# The End of Sea Pro and Sea Boss



## Frog Bottom (Dec 28, 2004)

Brunswick Corp. Buys Sea Pro, Sea Boss
Monday January 3, 10:32 am ET 
Brunswick Corp. Acquires Sea Pro Boats, Sea Boss Boats for About $51 Million in Cash 


LAKE FOREST, Ill. (AP) -- Leisure products maker Brunswick Corp. reported Monday that it acquired Sea Pro Boats Inc. and Sea Boss Boats LLC for about $51 million in cash to fill out its boating business.
Brunswick said it will fold the Sea Pro, Sea Boss and Palmetto boat brands with its Boston Whaler brand to form a new saltwater boat group based in Edgewater, Fla. Boston Whaler President Michael W. Myers will head the new group and will report to Dustan E. McCoy, president of the Brunswick boat group. Myers also will remain head of Boston Whaler until a successor is named.

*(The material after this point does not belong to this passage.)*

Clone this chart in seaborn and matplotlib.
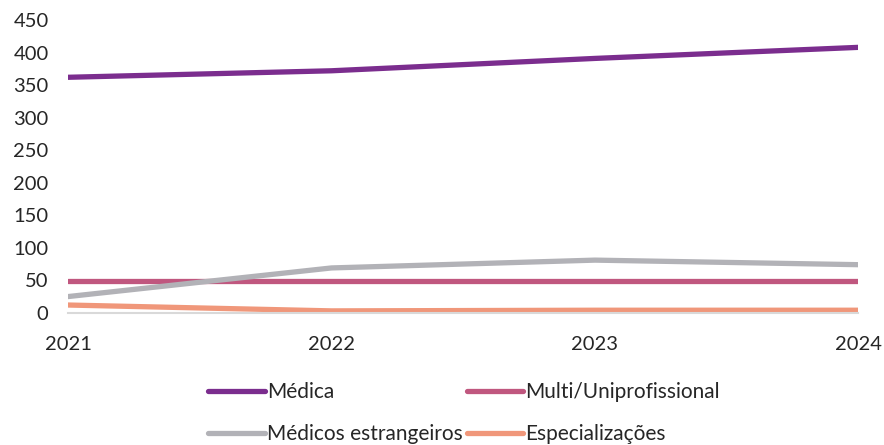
import pandas as pd
import matplotlib.pyplot as plt
import seaborn as sns

years = ["2021", "2022", "2023", "2024"]
medica = [362, 372, 391, 408]
multi = [49, 49, 49, 49]
estrangeiros = [25, 69, 81, 74]
especializacoes = [12, 3, 4, 4]

series = ["Médica", "Multi/Uniprofissional", "Médicos estrangeiros", "Especializações"]
colors = ["#7B2D8E", "#C0577F", "#B2B2B7", "#F0977A"]

df = pd.DataFrame({
    "ano": years * 4,
    "valor": medica + multi + estrangeiros + especializacoes,
    "serie": [s for s in series for _ in years],
})

sns.set_theme(style="white")
plt.rcParams["font.family"] = ["Lato", "DejaVu Sans"]

fig = plt.figure(figsize=(8.84, 4.45), dpi=100)
ax = fig.add_axes([0.077, 0.297, 0.894, 0.658])

sns.lineplot(data=df, x="ano", y="valor", hue="serie", palette=colors,
             hue_order=series, linewidth=3.8, ax=ax, sort=False, legend=False)
for line in ax.lines:
    line.set_solid_capstyle("round")

ax.set_ylim(0, 450)
ax.set_yticks(range(0, 451, 50))
ax.set_xlim(-0.0, 3.0)
ax.set_xlabel("")
ax.set_ylabel("")
ax.tick_params(axis="both", labelsize=14.5, colors="#262626", length=0)
ax.tick_params(axis="y", pad=14)
ax.tick_params(axis="x", pad=17)
for s in ["top", "right", "left"]:
    ax.spines[s].set_visible(False)
ax.spines["bottom"].set_color("#D9D9D9")
ax.spines["bottom"].set_linewidth(1.5)
ax.grid(False)

# legend fills column-wise; reorder so rows read Médica | Multi, Estrangeiros | Especializações
order = [0, 2, 1, 3]
handles = [ax.lines[i] for i in order]
labels = [series[i] for i in order]
fig.legend(handles, labels, ncol=2, loc="upper left", bbox_to_anchor=(0.224, 0.164),
           frameon=False, fontsize=15, handlelength=2.7, handletextpad=0.1,
           columnspacing=0.2, labelspacing=1.05, borderpad=0)

fig.savefig("out.png", dpi=100)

Tommy Hancock, founder and president of Sea Pro, will remain in that position and report to Myers, Brunswick said.

The deal has a $4 million earn-out provision based on performance objectives for the year. Sea Pro and Sea Boss had sales of about $80 million in 2004. Brunswick posted $4.13 billion in sales for 2003.

Shares of Brunswick fell 69 cents, or 1.4 percent to $48.81 in morning trading on the New York Stock Exchange.


----------



## Hat80 (Sep 22, 2002)

*It's all starting to make sense now.*

Martha may have to move over. Looks like the rhondel may have some insider trading info going on. ....Tightlines


----------